La veille, celui qui est président depuis 1999 s’est séparé de son directeur de campagne, l´ancien premier ministre Abdelmalek Sellal, pour le remplacer par le ministre des transports, Abdelghani Zaalane. Sellal était un homme clé du « système Bouteflika ». Il avait animé ses trois précédentes campagnes en 2004, 2009 et 2014.
Après les manifestations des deux dernières semaines, son limogeage est un premier signe du pouvoir car en l’absence du président depuis son accident vasculaire cérébral de 2013, Sellal était en première ligne. Le second signe vient de la lettre présidentielle du dimanche 3 mars dans laquelle il promet une élection anticipée à court terme, à laquelle il ne se représenterait pas. Censée calmer la pression populaire elle pourrait au contraire créer une confusion au sein de la société algérienne pour au moins deux raisons : elle démontre la panique du régime face à ce mouvement spontané et populaire et elle risque de « geler » tout débat politique, économique ou social jusqu’à cette élection anticipée.

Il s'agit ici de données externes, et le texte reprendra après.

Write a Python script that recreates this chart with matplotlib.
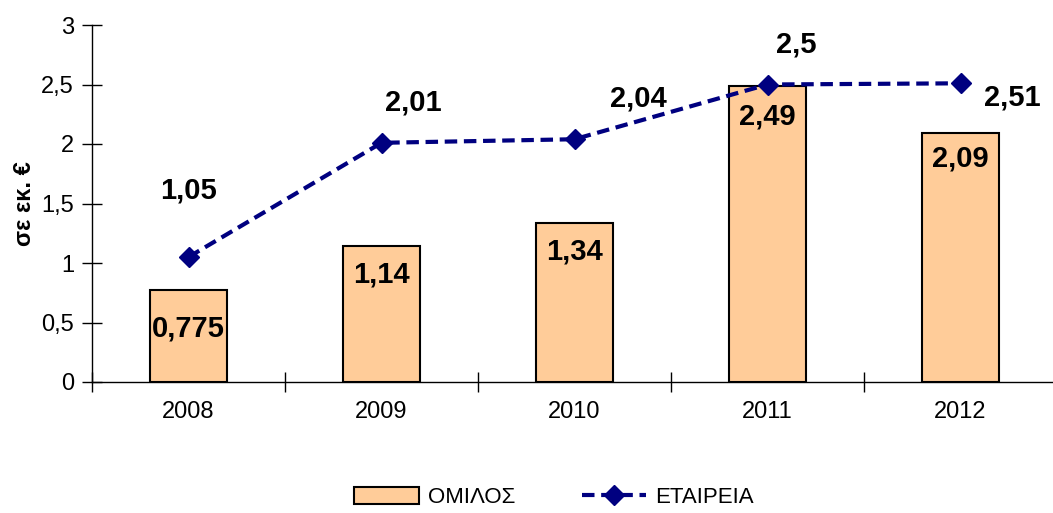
import matplotlib
matplotlib.use("Agg")
import matplotlib.pyplot as plt
import numpy as np

years = ["2008", "2009", "2010", "2011", "2012"]
omilos = [0.775, 1.14, 1.34, 2.49, 2.09]
etaireia = [1.05, 2.01, 2.04, 2.5, 2.51]
omilos_labels = ["0,775", "1,14", "1,34", "2,49", "2,09"]
etaireia_labels = ["1,05", "2,01", "2,04", "2,5", "2,51"]
yticks = [0, 0.5, 1, 1.5, 2, 2.5, 3]
ytick_labels = ["0", "0,5", "1", "1,5", "2", "2,5", "3"]

# label offsets (points)
line_label_offsets = [(0, 48), (23, 29), (46, 29), (21, 29), (37, -10)]
bar_label_offsets = [(0, -18), (0, -10), (0, -11), (0, -12), (0, -8)]

plt.rcParams['font.family'] = ['Liberation Sans', 'DejaVu Sans']

fig = plt.figure(figsize=(10.53, 5.13), dpi=100)
ax = fig.add_axes([92/1053, 1-382/513, 965/1053, 357/513])

x = np.arange(len(years))
ax.bar(x, omilos, width=0.4, color="#FFCC99", edgecolor="black",
       linewidth=1.5, label="ΟΜΙΛΟΣ", zorder=2)
ax.plot(x, etaireia, color="#000080", linestyle=(0, (3, 1.6)), linewidth=3,
        marker="D", markersize=10, label="ΕΤΑΙΡΕΙΑ", zorder=3)

for xi, v, lab, off in zip(x, omilos, omilos_labels, bar_label_offsets):
    ax.annotate(lab, (xi, v), xytext=off, textcoords="offset points",
                ha="center", va="top", fontsize=21, fontweight="bold", zorder=4)
for xi, v, lab, off in zip(x, etaireia, etaireia_labels, line_label_offsets):
    ax.annotate(lab, (xi, v), xytext=off, textcoords="offset points",
                ha="center", va="center", fontsize=21, fontweight="bold", zorder=4)

ax.set_xlim(-0.5, len(years) - 0.5)
ax.set_ylim(0, 3)
ax.set_yticks(yticks)
ax.set_yticklabels(ytick_labels, fontsize=17)
ax.set_xticks(x)
ax.set_xticklabels(years, fontsize=17)
ax.tick_params(axis="x", length=0, pad=14)
ax.set_xticks(np.arange(-0.5, len(years), 1), minor=True)
ax.tick_params(axis="x", which="minor", direction="inout", length=14, width=1)
ax.tick_params(axis="y", direction="inout", length=14, width=1, pad=6)
for s in ["top", "right"]:
    ax.spines[s].set_visible(False)
ax.spines["left"].set_linewidth(1)
ax.spines["bottom"].set_linewidth(1)
ax.set_ylabel("σε εκ. €", fontsize=17, fontweight="bold", labelpad=4)

handles, labels = ax.get_legend_handles_labels()
order = [labels.index("ΟΜΙΛΟΣ"), labels.index("ΕΤΑΙΡΕΙΑ")]
fig.legend([handles[i] for i in order], [labels[i] for i in order],
           loc="center", bbox_to_anchor=(0.526, 0.03), ncol=2, frameon=False,
           fontsize=16, handlelength=2.9, handleheight=0.8, columnspacing=3.0,
           handletextpad=0.4)

fig.savefig("out.png", dpi=100)
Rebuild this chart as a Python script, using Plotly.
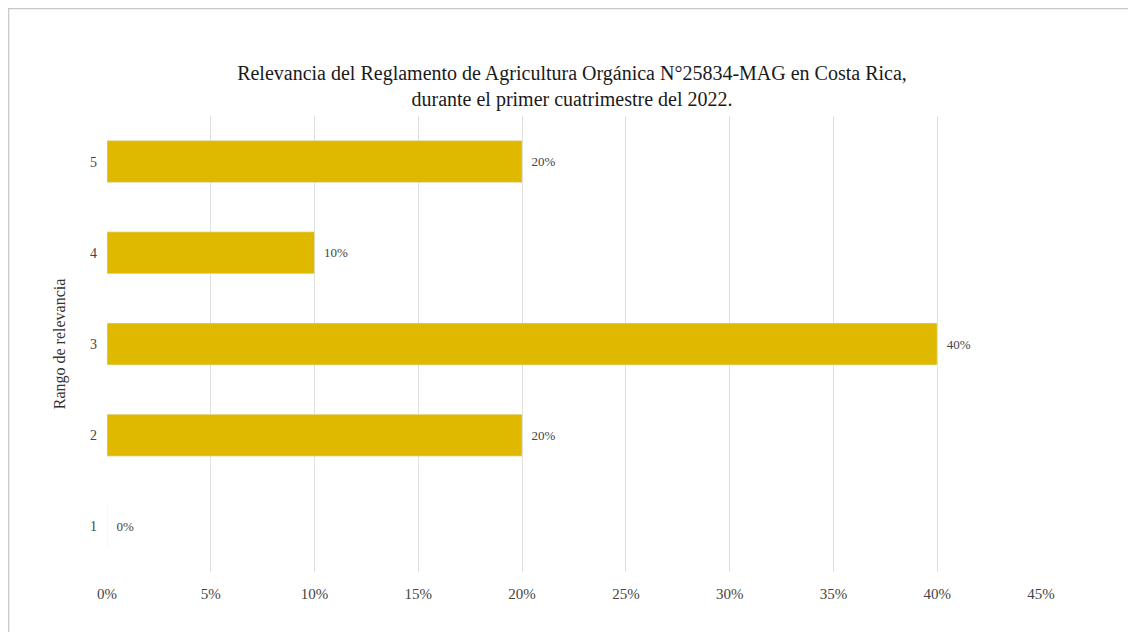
import plotly.graph_objects as go

categories = ["1", "2", "3", "4", "5"]
shares = [0.0, 0.20, 0.40, 0.10, 0.20]
labels = ["0%", "20%", "40%", "10%", "20%"]
tick_vals = [0, 0.05, 0.10, 0.15, 0.20, 0.25, 0.30, 0.35, 0.40, 0.45]
tick_text = ["0%", "5%", "10%", "15%", "20%", "25%", "30%", "35%", "40%", "45%"]

SERIF = "Liberation Serif"
# the page body has an 8px margin, so the figure is a bit smaller than the window
W, H = 1128, 624
L, R, T, B = 99, 95, 108, 60

fig = go.Figure(go.Bar(
    x=shares,
    y=categories,
    orientation="h",
    marker_color="#DFB900",
    text=labels,
    texttemplate="  %{text}",
    textposition="outside",
    textfont=dict(family=SERIF, size=13, color="#444"),
    cliponaxis=False,
))

# light frame around the whole chart (paper coords relative to the plot area)
pw, ph = W - L - R, H - T - B
fig.add_shape(type="rect", xref="paper", yref="paper",
              x0=(0.5 - L) / pw, x1=(1125 - L) / pw,
              y0=(H - B - 640) / ph, y1=(H - B - 0.5) / ph,
              line=dict(color="#c8c8c8", width=1.5), fillcolor="rgba(0,0,0,0)")

fig.update_layout(
    width=W, height=H,
    margin=dict(l=L, r=R, t=T, b=B),
    paper_bgcolor="white",
    plot_bgcolor="white",
    bargap=0.54,
    showlegend=False,
    title=dict(
        text="Relevancia del Reglamento de Agricultura Orgánica N°25834-MAG en Costa Rica,<br>"
             "durante el primer cuatrimestre del 2022.",
        x=0.5, xanchor="center", y=1 - 72 / H, yanchor="middle",
        font=dict(family=SERIF, size=20, color="#1a1a1a"),
    ),
    xaxis=dict(
        range=[0, 0.45],
        tickvals=tick_vals,
        ticktext=tick_text,
        showgrid=True, gridcolor="#e0e0e0", gridwidth=1,
        zeroline=False, showline=False,
        ticks="", ticklabelstandoff=11,
        tickfont=dict(family=SERIF, size=15, color="#444"),
    ),
    yaxis=dict(
        categoryorder="array", categoryarray=categories,
        showgrid=False, zeroline=False, showline=False,
        ticks="", ticklabelstandoff=9,
        tickfont=dict(family=SERIF, size=14, color="#444"),
        title=dict(text="Rango de relevancia", standoff=20,
                   font=dict(family=SERIF, size=16, color="#333")),
    ),
)

fig.write_html("out.html")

Précisons que l’économie algérienne va mal. La rente pétrolière et gazière atteint ses limites. Les hydrocarbures représentent, en moyenne, 95% des exportations totales et 60% des recettes publiques de l’Algérie. Les réserves de change de ce pays étaient de 178 milliards d’euros en décembre 2014. En décembre 2018, elles n´étaient plus que de 82 milliards d’euros. La politique d’assistanat, qui servait à contenir les revendications populaires en achetant la paix sociale, devrait atteindre ses limites d´ici peu. En 2021, les réserves de change ne devraient plus être que d´une trentaine de milliards d´euros. La panique naitra lorsque ces réserves seront à 10 milliards de dollars, soit 3 mois d’importations. Les conséquences risquent d´être terribles avec une baisse drastique des importations (notamment alimentaires), une épargne des citoyens non convertible et une grande difficulté à emprunter sur les marchés internationaux. De plus, le manque d’investissement, la faiblesse de son industrie et le manque de diversification de son économie sont inquiétants.
Notons également que cela pourrait affecter la politique étrangère algérienne à moyen terme. Des ressources importantes sont dépensées, depuis quarante-quatre ans, pour le soutien au Polisario et à la prétendue « RASD » afin d’avoir un leadership maghrébin, au lieu de construire l´Union du Maghreb Arabe. A cela s´ajoute le fait que l’Algérie ait la plus grande frontière saharienne et six voisins (Maroc, Mauritanie, Mali, Niger, Tunisie, Libye).
Sa déstabilisation aurait des conséquences régionales importantes dans des domaines aussi différents que le terrorisme, le narcotrafic ou les migrations. Une crise multidimensionnelle d’envergure affecterait inéluctablement sa diplomatie et ses ambitions régionales.